During the month of June 2004, retail prices for the CE Price Watch market basket of goods fell by less than 1 percent from May and 15.6 percent from June of 2003. These declines were the lowest recorded since the start of CE Price Watch in January 2003. The overall cost of the basket of goods followed by CE Price Watch stood at $12,399 in June. The Price Watch is a monthly pricing monitor providing a top-line look at the average selling price of technology products being sold in the U.S.

“The small selling price decline is a combination of both small price declines from last month and a number of price increases,” said Stephen Baker, The NPD Group’s industry analysis director. “Of the 27 categories tracked, eleven had increases from May pricing levels. The equivalent data in May showed that only 7 products showed month-to-month increases. On a percentage basis, only three product groups delivered more than a 5 percent price decline.”

The percentage leader was 802.11g wireless access points, which fell 10.3 percent from May. This decline is the result of the introduction of enhanced or SuperG products by all major networking OEMs. Blank DVD media fell by 8 percent to under $18 for a 10-pack of write-once media. Prices have been fluctuating in this market, although the trend is unmistakably down since an equivalent 10-pack cost $23.41 last year.
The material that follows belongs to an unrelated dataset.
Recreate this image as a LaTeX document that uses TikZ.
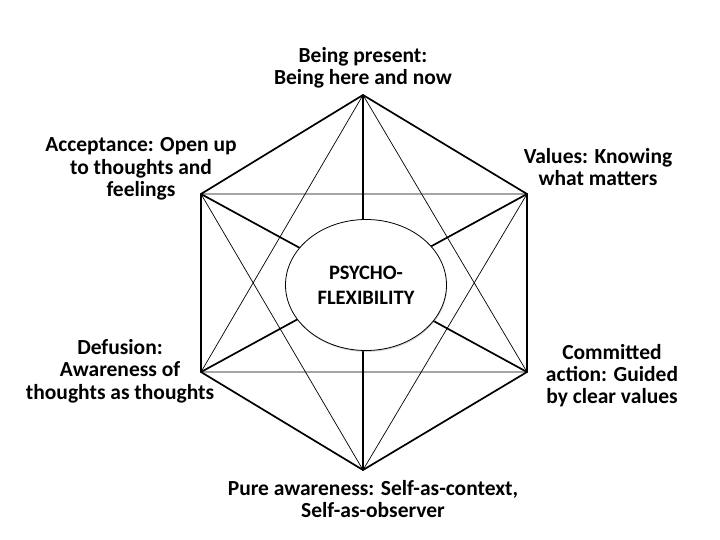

The third largest percent decline was seen in the 32-inch direct-view HDTV, which fell below $900 for the first time. This product has now fallen by nearly one-third over the past eighteen months and 13 percent since January 2004. Large absolute dollar declines were also seen in the 20-inch LCD TV category and the 17-inch LCD monitor category. Prices for those two products fell $31 and $11, respectively.

Price increases during June were uniformly small and manageable. DVD portable players as well as prices on DVD recorders moved higher. Both of these increases were less than 4 percent and represent the normal price movement that occurs as new technology begins to be deployed.

Prices for both of those products, while up on a month-to-month basis, have fallen by over 9 percent since the start of 2004. Portable DVD players are down 36 percent since January 2003 while DVD recorders have dropped 45 percent. The largest percentage gainer for June was the most basic DVD player, which increased 7.6 percent over May.

NPD Consumer Electronics Price Watch is based on 27 of the best-selling product categories in the consumer electronics space, which includes a cross-section of the products people buy and is made up of a “market basket” of the most frequently purchased electronic products, including televisions, PCs, cameras and media players.